A morte de crianças Guarani, terra e etnocídio, por Egon Heck
Após o anúncio da quinta morte, por desnutrição, de crianças Guarani-Kaiowá no Centro de Recuperação de Crianças desnutridas na Terra Indígena de Dourados, neste início de ano, uma pergunta que se impõe é a causa desta seqüência de mortes que certamente continuará seu curso. Ou seja, ou se tomará medidas eficazes na raiz do problema ou as conseqüências traduzidas em preciosas vidas ceifadas continuarão. Nesse caso o ônus perante a sociedade e o mundo será de conivência com um processo de caráter etnocida.
Alguém poderia objetar de que o governo tem reagido ao quadro dramático distribuindo centenas de cestas básicas e bolsas família para os indígenas em estado de extrema miséria e fome. Além disso, o próprio presidente Lula quando recentemente esteve na região pediu à Funasa especial atenção e medidas que sustassem essa situação que tanto está maculando a imagem do governo pelo país e pelo mundo. Louváveis são todas as ações que matam a fome e impedem as mortes. Porém não podemos apenas adiar as mortes e empurrar a fome com a barriga até logo adiante. A questão é crucial e a causa principal das mortes em nada foi atacada. Os Guarani e Kaiowá continuam confinados a alguns míseros espaços a que foram reduzidos há quase um século. De lá para cá esses espaços mínimos foram ainda invadidos e reduzidos mais ainda e totalmente devastados. Tanto que hoje é a pior situação do país em termos de terras indígenas. E isso apesar deles terem sido incluídos entre os povos prioritários em termos de regularização das terras já nos últimos dois anos pela Funai.
Das 29 terras deste povo no Mato Grosso do Sul, a quase totalidade está em processo de regularização. Mesmo as poucas registradas estão em fase de revisão de limites ou estão com partes tradicionais de seus territórios sendo reivindicados pelos índios ou com ações de retomadas. Porém, a maioria desses processos encontram-se paralisados por ordens judiciais. A Terra Indígena Nhanderu Marangatu está com liminar de reintegração de posse expedida contra os índios a favor dos fazendeiros. Essa tem sido a tônica nos últimos anos. Os índios vivem sobressaltados na eminência de verem contingentes militares acionados para expulsa-los de sua terra já demarcada e plantada com várias espécies de alimentos. Será que o judiciário também está sensibilizado com as inúmeras mortes de crianças por fome e desnutrição? Será que continuando a negar aos índios o sagrado e constitucional direito às suas terras tradicionais, ele está dando sua resposta para por fim a essa vergonha nacional, que é gente morrendo de fome em meio a uma das economias estaduais mais prósperas do país?

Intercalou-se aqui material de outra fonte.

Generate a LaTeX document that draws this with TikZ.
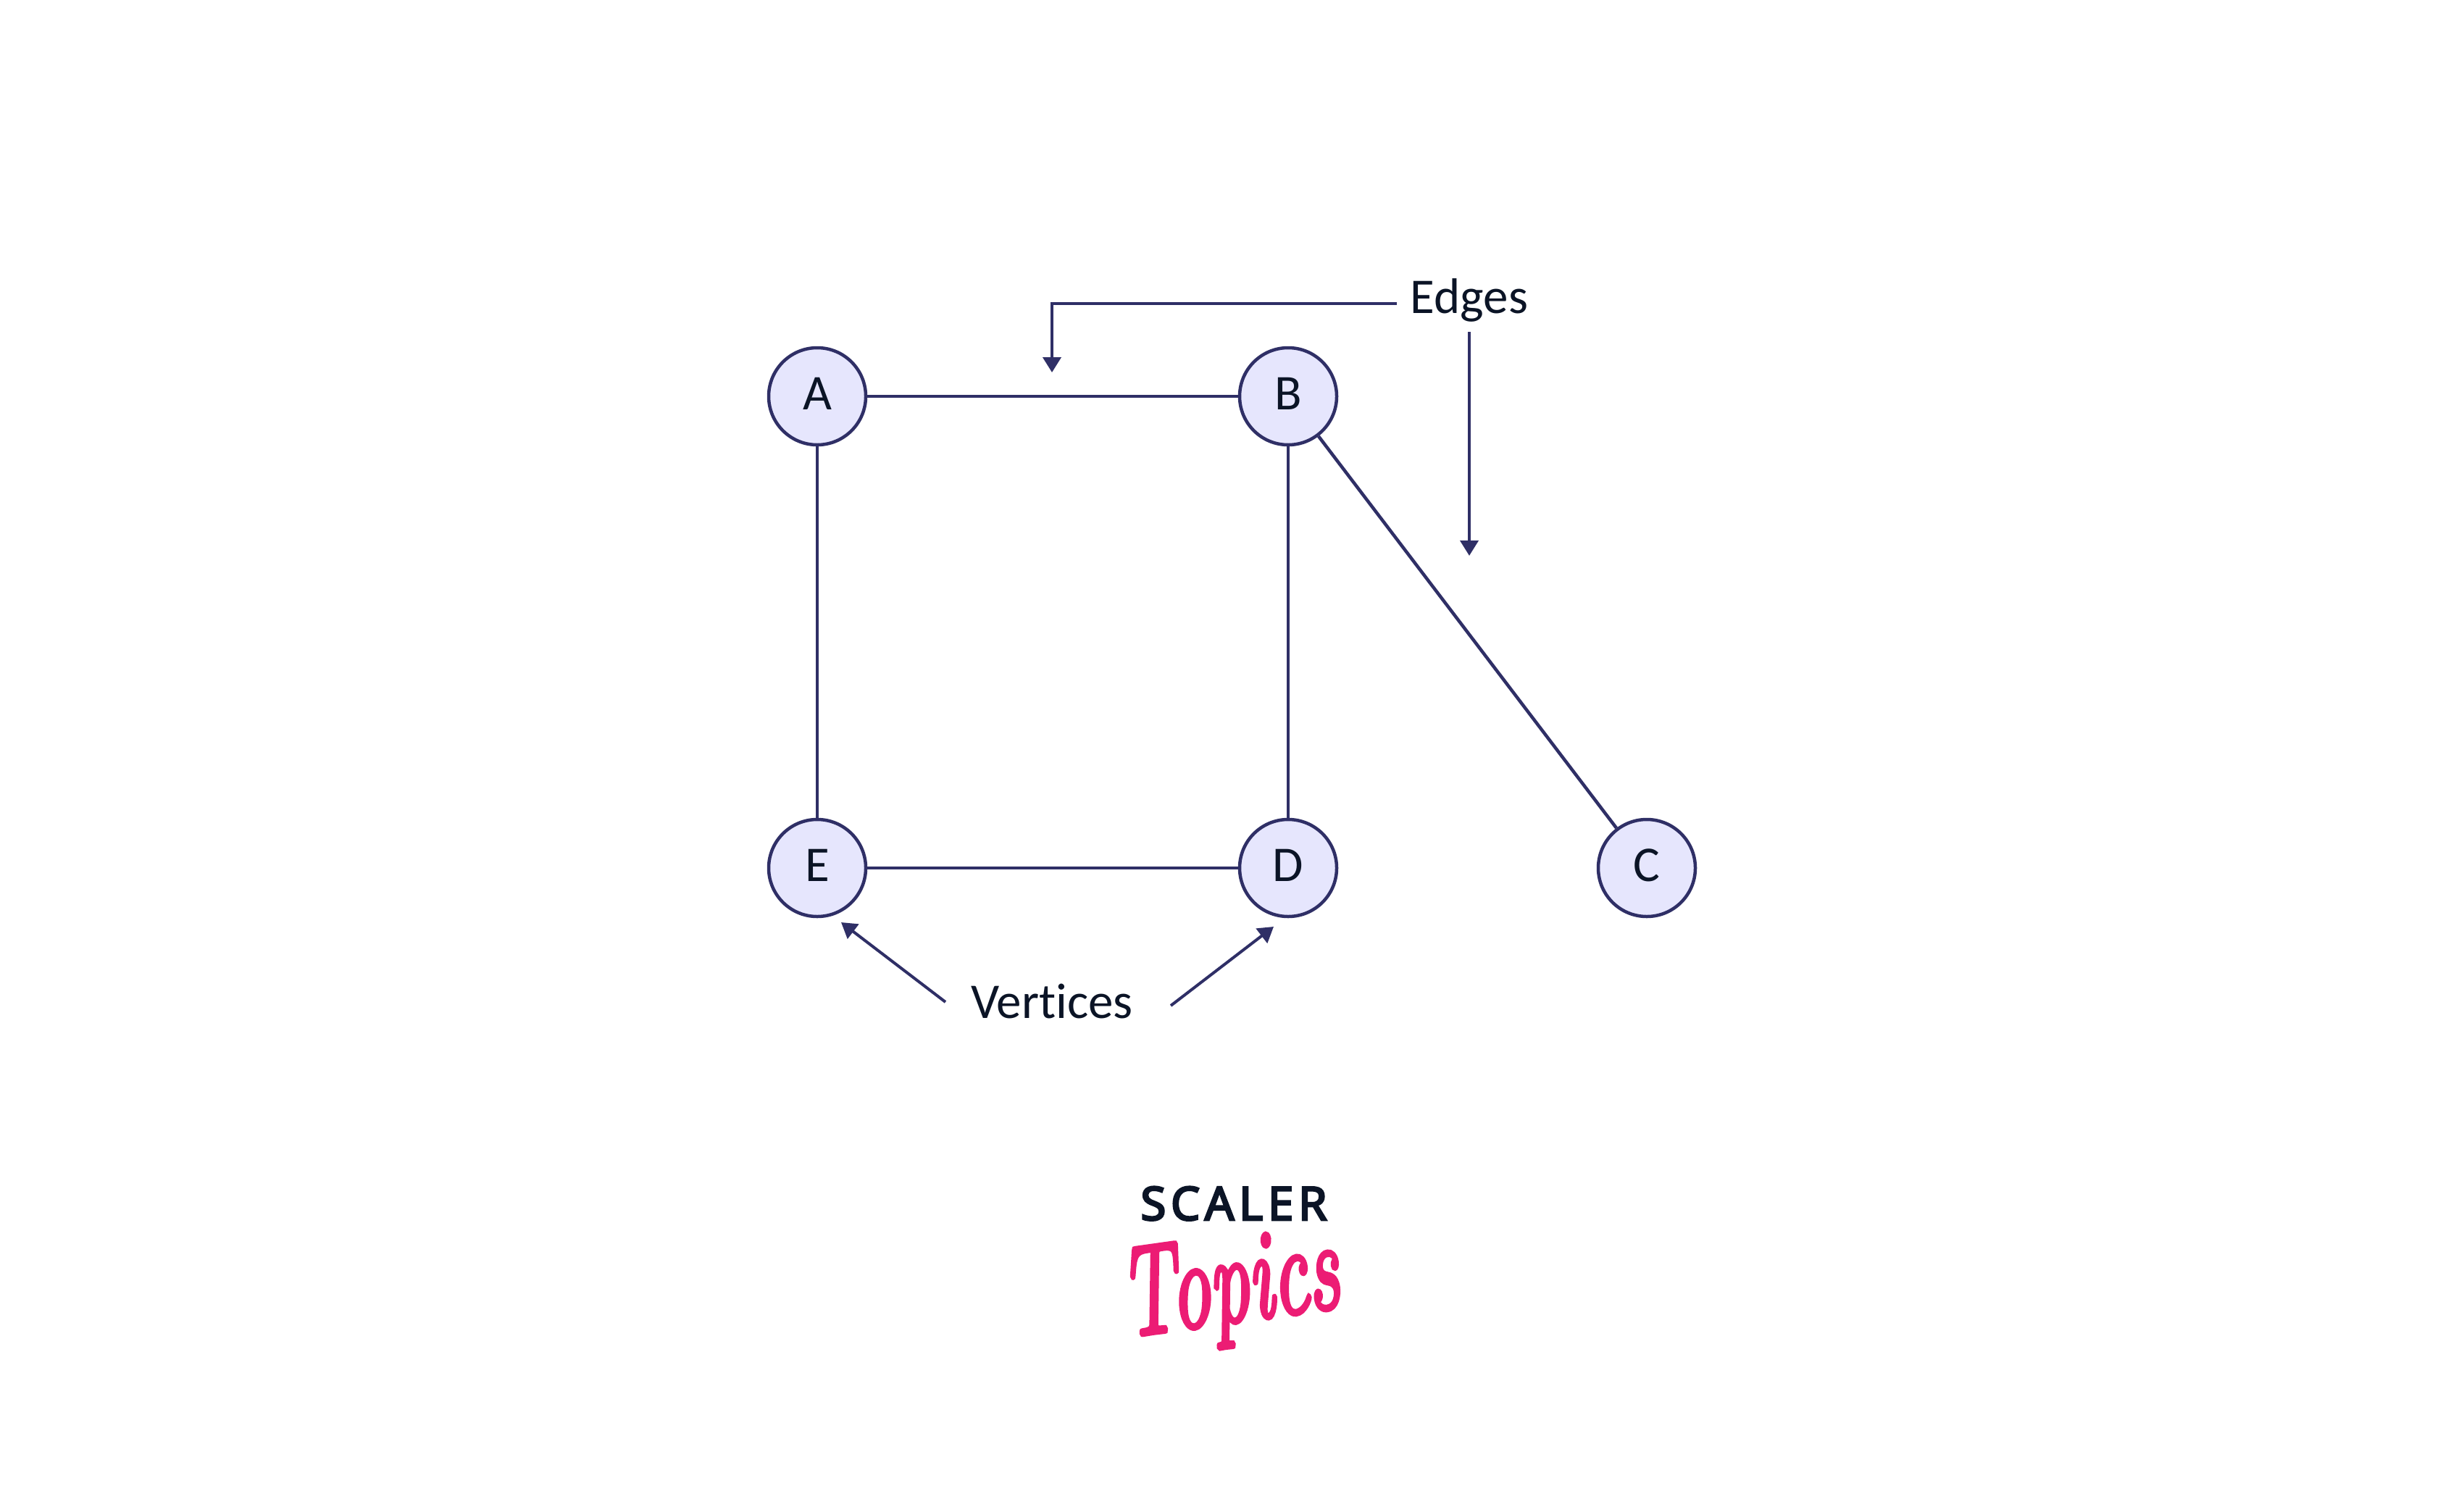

Além das terras em regularização existem dezenas delas que necessitam iniciar esse processo. Isso exigiria do governo decisão política e recursos para constituir imediatamente dezenas de grupos de trabalho com esta finalidade. Além disso, exigiria que no mínimo fossem cumpridos os prazos instituídos no Decreto 1775 para que os processos não fossem sempre interrompidos. E aí vem as outras forças antiindígenas que contestam o direito dos índios à terra e a própria lei de regularização. Tanto é verdade que os fazendeiros estão com ações dizendo que essa lei é inconstitucional. E para agravar o quadro, iniciativas recentes no Senado Federal, como o Projeto de Lei 188/2004, de autoria do senador Delcídio Amaral (PT/MS) e de outros, vierem a ser aprovados, dificilmente alguma terra indígena Guarani será regularizada.
Estamos diante não apenas de um fato de mortes isoladas, mas de um quadro que cada vez mais impede esse povo a viver e especialmente de verem a esperança de terem suas terras regularizadas. Portanto é um quadro de forte caráter etnocida, conforme tem afirmado recentemente o Cimi em manifestação pública. Ou se demarcará as terras, começando pela homologação de Nhanderu Marangatu, e se investirá efetivamente na recuperação da economia Guarani ou se estará açoitando o ar e contribuindo que o quadro piore ainda mais.
Chapada dos Guimarães (MT), 27 de fevereiro de 2005.